- [Exercise]
Give every line back verbatim, dropping all images.

- [Data shown]
· · · · · · ·

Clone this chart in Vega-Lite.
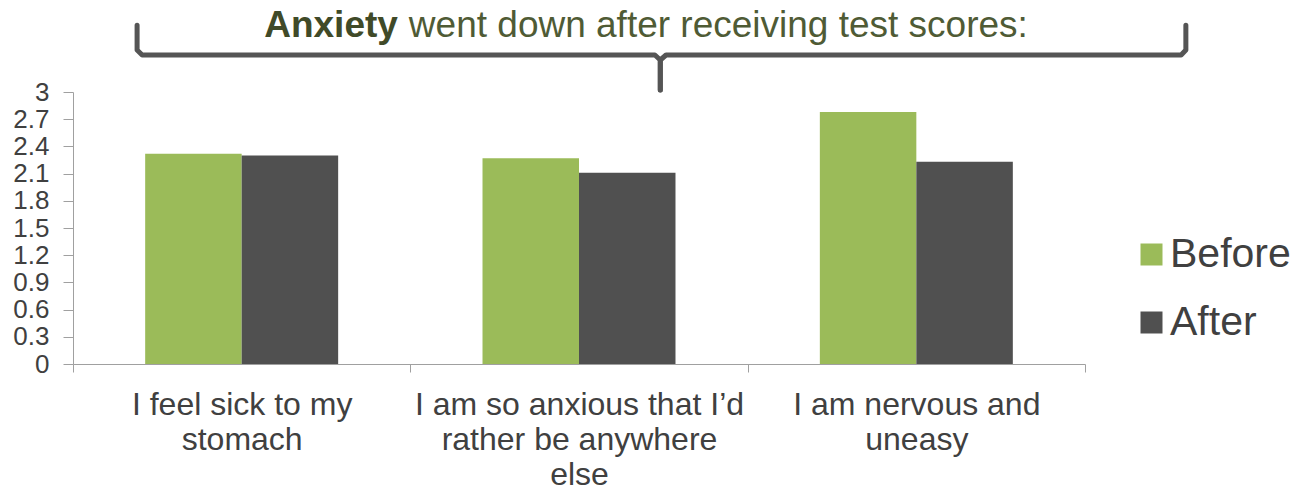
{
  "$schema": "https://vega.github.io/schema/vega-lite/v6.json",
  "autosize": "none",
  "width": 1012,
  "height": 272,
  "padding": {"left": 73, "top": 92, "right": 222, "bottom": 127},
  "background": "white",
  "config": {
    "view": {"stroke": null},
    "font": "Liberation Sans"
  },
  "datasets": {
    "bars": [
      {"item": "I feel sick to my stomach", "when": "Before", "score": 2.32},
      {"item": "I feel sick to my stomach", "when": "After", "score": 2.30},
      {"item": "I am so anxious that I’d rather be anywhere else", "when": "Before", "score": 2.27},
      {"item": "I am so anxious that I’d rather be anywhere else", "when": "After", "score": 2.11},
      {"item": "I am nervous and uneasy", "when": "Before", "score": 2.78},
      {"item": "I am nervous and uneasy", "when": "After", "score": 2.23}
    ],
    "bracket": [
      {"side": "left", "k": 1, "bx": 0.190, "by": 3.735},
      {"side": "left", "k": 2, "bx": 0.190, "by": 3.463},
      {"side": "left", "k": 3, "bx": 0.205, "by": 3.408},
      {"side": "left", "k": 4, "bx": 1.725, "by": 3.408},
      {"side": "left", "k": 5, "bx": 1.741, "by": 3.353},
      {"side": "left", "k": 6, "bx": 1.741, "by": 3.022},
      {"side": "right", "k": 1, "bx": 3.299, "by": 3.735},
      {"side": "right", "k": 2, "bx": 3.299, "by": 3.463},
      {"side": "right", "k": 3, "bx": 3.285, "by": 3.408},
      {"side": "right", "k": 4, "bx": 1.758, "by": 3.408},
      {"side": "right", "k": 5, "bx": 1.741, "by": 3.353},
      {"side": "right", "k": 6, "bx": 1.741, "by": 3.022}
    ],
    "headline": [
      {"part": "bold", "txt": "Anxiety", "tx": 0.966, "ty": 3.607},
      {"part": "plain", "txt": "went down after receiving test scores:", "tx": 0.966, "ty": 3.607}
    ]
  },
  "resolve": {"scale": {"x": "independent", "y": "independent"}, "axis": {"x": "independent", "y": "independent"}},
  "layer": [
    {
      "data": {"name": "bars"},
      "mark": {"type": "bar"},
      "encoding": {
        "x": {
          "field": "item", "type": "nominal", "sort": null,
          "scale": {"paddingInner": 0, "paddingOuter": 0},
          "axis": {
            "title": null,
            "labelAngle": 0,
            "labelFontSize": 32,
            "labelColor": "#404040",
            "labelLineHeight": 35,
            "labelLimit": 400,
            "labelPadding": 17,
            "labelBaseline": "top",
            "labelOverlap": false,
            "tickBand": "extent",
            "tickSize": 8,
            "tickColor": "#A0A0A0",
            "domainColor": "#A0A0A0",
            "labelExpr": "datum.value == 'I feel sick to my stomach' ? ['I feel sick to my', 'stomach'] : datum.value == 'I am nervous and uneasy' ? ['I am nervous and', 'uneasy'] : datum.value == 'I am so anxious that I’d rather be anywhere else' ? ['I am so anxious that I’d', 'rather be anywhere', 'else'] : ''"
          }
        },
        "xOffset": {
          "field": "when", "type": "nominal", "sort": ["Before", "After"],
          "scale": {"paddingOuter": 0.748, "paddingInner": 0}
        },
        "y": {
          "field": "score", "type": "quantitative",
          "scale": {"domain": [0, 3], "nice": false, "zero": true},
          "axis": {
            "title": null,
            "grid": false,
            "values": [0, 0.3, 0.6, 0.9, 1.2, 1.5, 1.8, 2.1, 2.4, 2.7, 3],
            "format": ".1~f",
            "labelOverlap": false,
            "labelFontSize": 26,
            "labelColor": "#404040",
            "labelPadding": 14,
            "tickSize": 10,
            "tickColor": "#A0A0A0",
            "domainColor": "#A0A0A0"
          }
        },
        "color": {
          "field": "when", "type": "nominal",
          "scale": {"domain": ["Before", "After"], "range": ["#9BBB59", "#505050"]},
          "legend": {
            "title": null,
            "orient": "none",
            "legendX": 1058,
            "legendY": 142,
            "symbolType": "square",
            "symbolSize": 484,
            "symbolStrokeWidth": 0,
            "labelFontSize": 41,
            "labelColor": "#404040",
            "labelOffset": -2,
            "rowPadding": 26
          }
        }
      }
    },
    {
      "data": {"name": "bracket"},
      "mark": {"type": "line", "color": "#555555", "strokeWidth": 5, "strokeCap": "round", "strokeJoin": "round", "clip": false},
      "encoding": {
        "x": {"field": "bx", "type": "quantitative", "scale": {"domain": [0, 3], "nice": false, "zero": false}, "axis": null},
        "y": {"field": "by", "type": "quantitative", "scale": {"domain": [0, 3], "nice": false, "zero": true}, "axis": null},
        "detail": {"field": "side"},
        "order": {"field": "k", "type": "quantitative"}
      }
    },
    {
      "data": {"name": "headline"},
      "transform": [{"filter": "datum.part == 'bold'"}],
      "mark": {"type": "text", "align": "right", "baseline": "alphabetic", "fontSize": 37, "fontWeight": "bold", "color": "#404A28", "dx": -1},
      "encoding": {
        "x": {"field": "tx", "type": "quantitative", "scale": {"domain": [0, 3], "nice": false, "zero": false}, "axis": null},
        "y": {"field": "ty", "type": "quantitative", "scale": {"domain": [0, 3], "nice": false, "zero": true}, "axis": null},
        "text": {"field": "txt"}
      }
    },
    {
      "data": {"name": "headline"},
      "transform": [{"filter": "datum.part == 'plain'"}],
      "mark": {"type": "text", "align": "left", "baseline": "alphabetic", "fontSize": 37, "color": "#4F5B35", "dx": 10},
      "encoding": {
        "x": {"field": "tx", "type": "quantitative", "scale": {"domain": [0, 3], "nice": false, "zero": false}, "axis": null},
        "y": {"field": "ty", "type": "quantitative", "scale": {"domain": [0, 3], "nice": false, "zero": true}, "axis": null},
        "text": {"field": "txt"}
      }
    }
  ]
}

· · · · · · ·

- [Exercise result]
Clone this chart in Vega-Lite.
{
  "$schema": "https://vega.github.io/schema/vega-lite/v6.json",
  "autosize": "none",
  "width": 1012,
  "height": 272,
  "padding": {"left": 73, "top": 92, "right": 222, "bottom": 127},
  "background": "white",
  "config": {
    "view": {"stroke": null},
    "font": "Liberation Sans"
  },
  "datasets": {
    "bars": [
      {"item": "I feel sick to my stomach", "when": "Before", "score": 2.32},
      {"item": "I feel sick to my stomach", "when": "After", "score": 2.30},
      {"item": "I am so anxious that I’d rather be anywhere else", "when": "Before", "score": 2.27},
      {"item": "I am so anxious that I’d rather be anywhere else", "when": "After", "score": 2.11},
      {"item": "I am nervous and uneasy", "when": "Before", "score": 2.78},
      {"item": "I am nervous and uneasy", "when": "After", "score": 2.23}
    ],
    "bracket": [
      {"side": "left", "k": 1, "bx": 0.190, "by": 3.735},
      {"side": "left", "k": 2, "bx": 0.190, "by": 3.463},
      {"side": "left", "k": 3, "bx": 0.205, "by": 3.408},
      {"side": "left", "k": 4, "bx": 1.725, "by": 3.408},
      {"side": "left", "k": 5, "bx": 1.741, "by": 3.353},
      {"side": "left", "k": 6, "bx": 1.741, "by": 3.022},
      {"side": "right", "k": 1, "bx": 3.299, "by": 3.735},
      {"side": "right", "k": 2, "bx": 3.299, "by": 3.463},
      {"side": "right", "k": 3, "bx": 3.285, "by": 3.408},
      {"side": "right", "k": 4, "bx": 1.758, "by": 3.408},
      {"side": "right", "k": 5, "bx": 1.741, "by": 3.353},
      {"side": "right", "k": 6, "bx": 1.741, "by": 3.022}
    ],
    "headline": [
      {"part": "bold", "txt": "Anxiety", "tx": 0.966, "ty": 3.607},
      {"part": "plain", "txt": "went down after receiving test scores:", "tx": 0.966, "ty": 3.607}
    ]
  },
  "resolve": {"scale": {"x": "independent", "y": "independent"}, "axis": {"x": "independent", "y": "independent"}},
  "layer": [
    {
      "data": {"name": "bars"},
      "mark": {"type": "bar"},
      "encoding": {
        "x": {
          "field": "item", "type": "nominal", "sort": null,
          "scale": {"paddingInner": 0, "paddingOuter": 0},
          "axis": {
            "title": null,
            "labelAngle": 0,
            "labelFontSize": 32,
            "labelColor": "#404040",
            "labelLineHeight": 35,
            "labelLimit": 400,
            "labelPadding": 17,
            "labelBaseline": "top",
            "labelOverlap": false,
            "tickBand": "extent",
            "tickSize": 8,
            "tickColor": "#A0A0A0",
            "domainColor": "#A0A0A0",
            "labelExpr": "datum.value == 'I feel sick to my stomach' ? ['I feel sick to my', 'stomach'] : datum.value == 'I am nervous and uneasy' ? ['I am nervous and', 'uneasy'] : datum.value == 'I am so anxious that I’d rather be anywhere else' ? ['I am so anxious that I’d', 'rather be anywhere', 'else'] : ''"
          }
        },
        "xOffset": {
          "field": "when", "type": "nominal", "sort": ["Before", "After"],
          "scale": {"paddingOuter": 0.748, "paddingInner": 0}
        },
        "y": {
          "field": "score", "type": "quantitative",
          "scale": {"domain": [0, 3], "nice": false, "zero": true},
          "axis": {
            "title": null,
            "grid": false,
            "values": [0, 0.3, 0.6, 0.9, 1.2, 1.5, 1.8, 2.1, 2.4, 2.7, 3],
            "format": ".1~f",
            "labelOverlap": false,
            "labelFontSize": 26,
            "labelColor": "#404040",
            "labelPadding": 14,
            "tickSize": 10,
            "tickColor": "#A0A0A0",
            "domainColor": "#A0A0A0"
          }
        },
        "color": {
          "field": "when", "type": "nominal",
          "scale": {"domain": ["Before", "After"], "range": ["#9BBB59", "#505050"]},
          "legend": {
            "title": null,
            "orient": "none",
            "legendX": 1058,
            "legendY": 142,
            "symbolType": "square",
            "symbolSize": 484,
            "symbolStrokeWidth": 0,
            "labelFontSize": 41,
            "labelColor": "#404040",
            "labelOffset": -2,
            "rowPadding": 26
          }
        }
      }
    },
    {
      "data": {"name": "bracket"},
      "mark": {"type": "line", "color": "#555555", "strokeWidth": 5, "strokeCap": "round", "strokeJoin": "round", "clip": false},
      "encoding": {
        "x": {"field": "bx", "type": "quantitative", "scale": {"domain": [0, 3], "nice": false, "zero": false}, "axis": null},
        "y": {"field": "by", "type": "quantitative", "scale": {"domain": [0, 3], "nice": false, "zero": true}, "axis": null},
        "detail": {"field": "side"},
        "order": {"field": "k", "type": "quantitative"}
      }
    },
    {
      "data": {"name": "headline"},
      "transform": [{"filter": "datum.part == 'bold'"}],
      "mark": {"type": "text", "align": "right", "baseline": "alphabetic", "fontSize": 37, "fontWeight": "bold", "color": "#404A28", "dx": -1},
      "encoding": {
        "x": {"field": "tx", "type": "quantitative", "scale": {"domain": [0, 3], "nice": false, "zero": false}, "axis": null},
        "y": {"field": "ty", "type": "quantitative", "scale": {"domain": [0, 3], "nice": false, "zero": true}, "axis": null},
        "text": {"field": "txt"}
      }
    },
    {
      "data": {"name": "headline"},
      "transform": [{"filter": "datum.part == 'plain'"}],
      "mark": {"type": "text", "align": "left", "baseline": "alphabetic", "fontSize": 37, "color": "#4F5B35", "dx": 10},
      "encoding": {
        "x": {"field": "tx", "type": "quantitative", "scale": {"domain": [0, 3], "nice": false, "zero": false}, "axis": null},
        "y": {"field": "ty", "type": "quantitative", "scale": {"domain": [0, 3], "nice": false, "zero": true}, "axis": null},
        "text": {"field": "txt"}
      }
    }
  ]
}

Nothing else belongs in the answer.